Over 25,000 so-called enemy aliens from countries that Canada was fighting, who came here within 15 years of the war, also had their voting privileges revoked. Some 5,000 Ukrainian immigrants were interned as enemy aliens during the war. It didn’t matter that these immigrants had fled oppression in their homelands for the “freedom” of Canada.
At the height of the Winnipeg General Strike of May/June 1919, the federal government used the powers it obtained from the enactment of the War Measures Act to deport enemy aliens.
Aboriginal people as of 1920 had the right to vote, but could only do so if they gave up their treaty rights. It wasn’t until 1960 that this injustice was overturned.
Chinese immigrants were forced to pay a head tax in order to come to Canada — at first $50 and later $500 — and were denied the right to vote by two 1885 acts of parliament. Supposedly, their usefulness ended with the completion of the Canadian Pacific Railway and they were no longer welcome in “white” Canada.

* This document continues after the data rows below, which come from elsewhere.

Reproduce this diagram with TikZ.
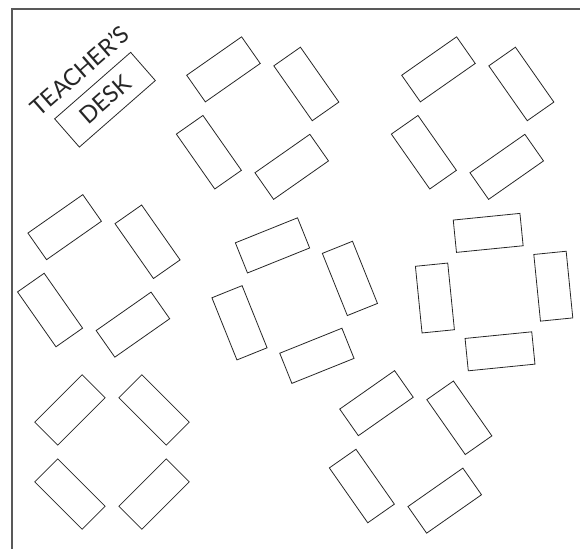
\documentclass[tikz,border=0pt]{standalone}
\usepackage{fontspec}
\setmainfont{Lato}
\usepackage{tikz}

\tikzset{
    desk/.style={draw=black!85, line width=0.8bp, minimum width=67bp,
        minimum height=32.5bp, inner sep=0pt},
    bigdesk/.style={draw=black!85, line width=0.8bp, minimum width=101bp,
        minimum height=37.5bp, inner sep=0pt},
    label/.style={font=\fontsize{23.5}{25}\selectfont, text=black!85, inner sep=0pt}
}

\begin{document}
\begin{tikzpicture}[x=1bp, y=1bp]
    \useasboundingbox (0, 0) rectangle (580, -549);
    \draw [line width=1.3bp, color=black!65] (580, -9) -| (12, -549);

    \node [bigdesk, rotate=41.2] (tdesk) at (105, -99.7) {};
    \node [label, rotate=41.2] (dtext) at (tdesk.center) {DESK};
    \path (tdesk.center) ++(131.2:38.5) node [label, rotate=41.2] (teacher) {TEACHER’S};

    % groups of four desks: centre x / centre y / angle
    \foreach \cx/\cy/\ang [count=\g] in {257.6/118.1/35, 472.6/118.1/35,
            98.8/275.9/35, 294.7/300.6/21.9, 494.1/292.1/5.7,
            112/452/45, 410.6/451.9/35} {
        \begin{scope}[shift={(\cx, -\cy)}, rotate=\ang, transform shape]
            \node [desk] (g\g-n) at (0, 59.5) {};
            \node [desk] (g\g-s) at (0, -59.5) {};
            \node [desk, rotate=90] (g\g-e) at (59.5, 0) {};
            \node [desk, rotate=90] (g\g-w) at (-59.5, 0) {};
        \end{scope}
    }

\end{tikzpicture}
\end{document}
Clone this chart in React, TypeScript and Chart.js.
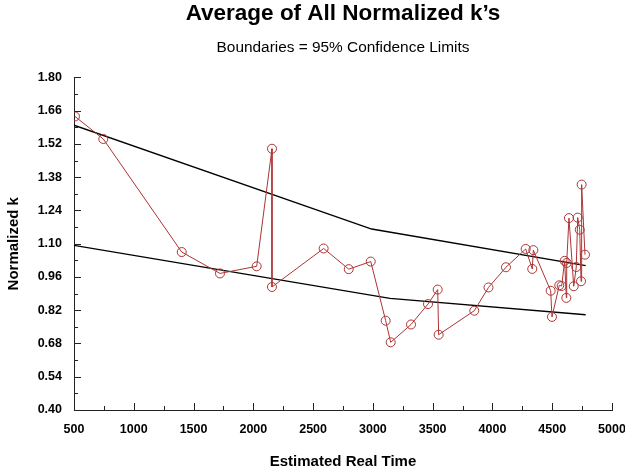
import React, { useEffect, useRef } from "react";
import { Chart, registerables } from "chart.js";

Chart.register(...registerables);

// ---- Data ----
const timeValues = [
  508, 745, 1401, 1721, 2028, 2156, 2156, 2588, 2798, 2982, 3107, 3149, 3319,
  3461, 3542, 3550, 3848, 3967, 4113, 4278, 4333, 4342, 4487, 4498, 4559,
  4579, 4604, 4618, 4621, 4640, 4680, 4701, 4713, 4730, 4741, 4746, 4774,
];
const normalizedK = [
  1.636, 1.541, 1.065, 0.975, 1.005, 1.5, 0.918, 1.08, 0.993, 1.025, 0.776,
  0.685, 0.76, 0.846, 0.907, 0.717, 0.818, 0.916, 1.001, 1.078, 0.994, 1.073,
  0.902, 0.792, 0.925, 0.922, 1.028, 0.872, 1.019, 1.208, 0.921, 1.002, 1.21,
  1.159, 0.942, 1.349, 1.054,
];
const upperTime = [500, 2990, 4780];
const upperLimit = [1.599, 1.162, 1.008];
const lowerTime = [500, 3143, 4780];
const lowerLimit = [1.093, 0.87, 0.801];

const yTickMin = 0.4;
const yTickMax = 1.8;
const yTickStep = 0.14;
const xTickMin = 500;
const xTickMax = 5000;
const xTickStep = 500;

const titleText = "Average of All Normalized k\u2019s";
const subtitleText = "Boundaries = 95% Confidence Limits";
const xAxisTitle = "Estimated Real Time";
const yAxisTitle = "Normalized k";

const FONT = "Arial, 'Liberation Sans', Helvetica, sans-serif";
const RED = "#ad3434";
const AXIS = "#222222";

const toPoints = (xs: number[], ys: number[]) =>
  xs.map((x, i) => ({ x, y: ys[i] }));

const innerTicks = {
  id: "innerTicks",
  afterDatasetsDraw(chart: any) {
    const ctx = chart.ctx;
    const xs = chart.scales.x;
    const ys = chart.scales.y;
    const area = chart.chartArea;
    ctx.save();
    ctx.strokeStyle = AXIS;
    ctx.lineWidth = 1;
    const xv = xs.ticks.map((t: any) => t.value);
    const yv = ys.ticks.map((t: any) => t.value);
    const xLine = (v: number, len: number) => {
      const p = Math.round(xs.getPixelForValue(v)) + 0.5;
      ctx.beginPath();
      ctx.moveTo(p, area.bottom);
      ctx.lineTo(p, area.bottom - len);
      ctx.stroke();
    };
    const yLine = (v: number, len: number) => {
      const p = Math.round(ys.getPixelForValue(v)) + 0.5;
      ctx.beginPath();
      ctx.moveTo(area.left, p);
      ctx.lineTo(area.left + len, p);
      ctx.stroke();
    };
    xv.forEach((v: number, i: number) => {
      xLine(v, 7);
      if (i < xv.length - 1) xLine((v + xv[i + 1]) / 2, 4);
    });
    yv.forEach((v: number, i: number) => {
      yLine(v, 7);
      if (i < yv.length - 1) yLine((v + yv[i + 1]) / 2, 4);
    });
    ctx.restore();
  },
};

export default function App() {
  const ref = useRef<HTMLCanvasElement | null>(null);

  useEffect(() => {
    if (!ref.current) return;
    const chart = new Chart(ref.current, {
      type: "line",
      data: {
        datasets: [
          {
            label: "Normalized k",
            data: toPoints(timeValues, normalizedK),
            borderColor: RED,
            borderWidth: 1,
            pointStyle: "circle",
            pointRadius: 4.5,
            pointBorderWidth: 1,
            pointBorderColor: RED,
            pointBackgroundColor: "rgba(0,0,0,0)",
            tension: 0,
          },
          {
            label: "Upper limit",
            data: toPoints(upperTime, upperLimit),
            borderColor: "#000000",
            borderWidth: 1.3,
            pointRadius: 0,
            tension: 0,
          },
          {
            label: "Lower limit",
            data: toPoints(lowerTime, lowerLimit),
            borderColor: "#000000",
            borderWidth: 1.3,
            pointRadius: 0,
            tension: 0,
          },
        ],
      },
      options: {
        responsive: false,
        animation: false,
        layout: { padding: { left: 0, right: 0, top: 0, bottom: 0 } },
        plugins: {
          legend: { display: false },
          tooltip: { enabled: false },
          title: {
            display: true,
            text: titleText,
            fullSize: false,
            color: "#000",
            font: { family: FONT, size: 22.5, weight: "bold" },
            padding: { top: 0, bottom: 11.5 },
          },
          subtitle: {
            display: true,
            text: subtitleText,
            fullSize: false,
            color: "#000",
            font: { family: FONT, size: 15.4, weight: "normal" },
            padding: { top: 0, bottom: 20.5 },
          },
        },
        scales: {
          x: {
            type: "linear",
            min: xTickMin,
            max: xTickMax,
            afterFit: (s: any) => {
              s.height = 65;
              s.paddingRight = 13;
              s.paddingLeft = 0;
            },
            ticks: {
              stepSize: xTickStep,
              color: "#000",
              padding: 12,
              maxRotation: 0,
              font: { family: FONT, size: 12.5, weight: "bold" },
              callback: (v: any) => String(Math.round(Number(v))),
            },
            grid: { drawOnChartArea: false, drawTicks: false },
            border: { display: true, color: AXIS, width: 1 },
            title: {
              display: true,
              text: xAxisTitle,
              color: "#000",
              font: { family: FONT, size: 15, weight: "bold" },
              padding: { top: 0, bottom: 4 },
            },
          },
          y: {
            type: "linear",
            min: yTickMin,
            max: yTickMax,
            afterFit: (s: any) => {
              s.width = 74;
            },
            ticks: {
              stepSize: yTickStep,
              color: "#000",
              padding: 12,
              font: { family: FONT, size: 12.5, weight: "bold" },
              callback: (v: any) => Number(v).toFixed(2),
            },
            grid: { drawOnChartArea: false, drawTicks: false },
            border: { display: true, color: AXIS, width: 1 },
            title: {
              display: true,
              text: yAxisTitle,
              color: "#000",
              font: { family: FONT, size: 15, weight: "bold" },
              padding: { top: 5, bottom: 0 },
            },
          },
        },
      },
      plugins: [innerTicks],
    });
    return () => chart.destroy();
  }, []);

  return (
    <div
      style={{
        position: "fixed",
        left: 0,
        top: 0,
        width: 625,
        height: 475,
        background: "#fff",
      }}
    >
      <canvas ref={ref} width={625} height={475} style={{ display: "block" }} />
    </div>
  );
}
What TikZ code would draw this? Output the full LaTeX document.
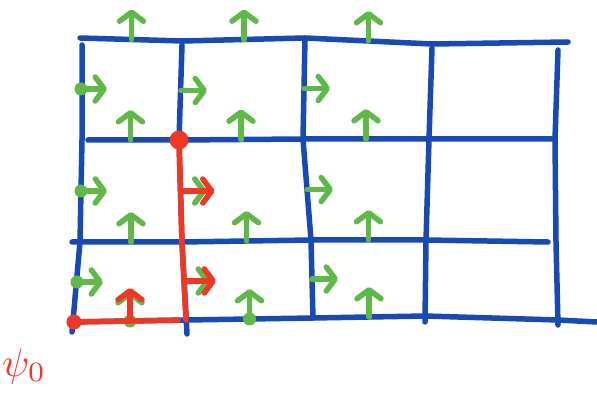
\documentclass[tikz,border=0pt]{standalone}
\usetikzlibrary{arrows.meta,calc}
\definecolor{gridblue}{RGB}{24,74,180}
\definecolor{fluxgreen}{RGB}{96,184,72}
\definecolor{pathred}{RGB}{236,56,36}
\tikzset{
  lattice/.style={gridblue,line width=5.5pt,line cap=round,line join=round},
  flux/.style={fluxgreen,line width=5.5pt,line cap=round,
    -{Straight Barb[length=9pt,width=24pt,round]}},
  redflux/.style={flux,pathred},
  redpath/.style={pathred,line width=5.5pt,line cap=round,line join=round},
}
\begin{document}
\begin{tikzpicture}[x=1pt,y=-1pt]
\useasboundingbox (0,0) rectangle (597,395);
% lattice vertices
\coordinate (v00) at (80,38);  \coordinate (v01) at (183,41);
\coordinate (v02) at (305,38); \coordinate (v03) at (432,44);
\coordinate (v04) at (560,46);
\coordinate (v10) at (82,140); \coordinate (v11) at (179,140);
\coordinate (v12) at (303,139); \coordinate (v13) at (429,139);
\coordinate (v14) at (555,139);
\coordinate (v20) at (80,242); \coordinate (v21) at (182,242);
\coordinate (v22) at (311,240); \coordinate (v23) at (426,240);
\coordinate (v24) at (556,242);
\coordinate (v30) at (74,322); \coordinate (v31) at (186,320);
\coordinate (v32) at (313,318); \coordinate (v33) at (425,316);
\coordinate (v34) at (558,320);
% free ends
\coordinate (r0e) at (568,42);  \coordinate (r1w) at (88,140);
\coordinate (r1e) at (552,139); \coordinate (r2w) at (72,242);
\coordinate (r2e) at (548,242); \coordinate (r3w) at (70,322);
\coordinate (r3e) at (597,322);
\coordinate (c0n) at (82,45);   \coordinate (c0s) at (72,332);
\coordinate (c1n) at (182,45);  \coordinate (c1s) at (187,334);
\coordinate (c3n) at (432,48);  \coordinate (c3s) at (425,322);
\coordinate (c4n) at (558,50);  \coordinate (c4s) at (558,325);
% rows
\draw[lattice] (v00) -- (v01) -- (v02) -- (v03) -- (r0e);
\draw[lattice] (r1w) -- (v11) -- (v12) -- (v13) -- (r1e);
\draw[lattice] (r2w) -- (v21) -- (v22) -- (v23) -- (r2e);
\draw[lattice] (r3w) -- (v31) -- (v32) -- (v33) -- (v34) -- (r3e);
% columns
\draw[lattice] (c0n) -- (v10) -- (v20) -- (c0s);
\draw[lattice] (c1n) -- (v11) -- (v21) -- (c1s);
\draw[lattice] (v02) -- (v12) -- (v22) -- (v32);
\draw[lattice] (c3n) -- (v13) -- (v23) -- (c3s);
\draw[lattice] (c4n) -- (v14) -- (v24) -- (c4s);
% green arrows
\foreach \r in {0,...,3}
  \foreach \c/\d in {0/1,1/2,2/3}
    \draw[flux] ($(v\r\c)!0.5!(v\r\d)$) -- ++(0,-30);
\foreach \c in {0,1,2}
  \foreach \r/\s in {0/1,1/2,2/3}
    \draw[flux] ($(v\r\c)!0.5!(v\s\c)$) -- ++(26,0);
\foreach \r/\s in {0/1,1/2,2/3}
  \fill[fluxgreen] ($(v\r0)!0.5!(v\s0)$) circle (6.5pt);
\foreach \c/\d in {0/1,1/2}
  \fill[fluxgreen] ($(v3\c)!0.5!(v3\d)$) circle (6.5pt);
% red path
\draw[redpath] (v11) -- (v21) -- (v31);
\draw[redpath] (v30) -- ($(v30)!0.93!(v31)$);
\fill[pathred] (v11) circle (9.5pt);
\fill[pathred] (v30) circle (7.5pt);
\draw[redflux] ($(v30)!0.5!(v31)$) -- ++(0,-33);
\draw[redflux] ($(v11)!0.5!(v21)$) -- ++(34,0);
\draw[redflux] ($(v21)!0.5!(v31)$) -- ++(32,0);
\node[pathred,scale=4] (psi) at (24,366) {$\psi_{0}$};
\end{tikzpicture}
\end{document}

To prove their worth as citizens, many Chinese volunteered to serve in the Canadian military during the Second World War, serving with distinction. But, it wasn’t until three years after the war that they were finally granted full citizenship and thus the right to vote.
In 1928, Japanese immigration was limited to 150 people a year. And, during the war, they were wrongfully interned as enemy aliens — 13,000 of the 23,000 moved into the interior of Canada from the West Coast were naturalized Canadian citizens or Canadian born. Japanese-Canadians had also been denied the right to vote and run for public office until 1948.
The last major change to the Canadian voting system occurred in 1970 when the Elections Act was revised to lower the voting age from 21 to 18.
And, no one should ever forget the 120,000 Canadian men and women who died fighting for the principles of democracy, including the right to vote, in two world wars and other conflicts.
From the preceding examples, it is evident that universal suffrage in Canada is the result of the contributions made over many decades by those who firmly believed in a participatory democratic system for all citizens. Not turning out to vote diminishes what they have accomplished.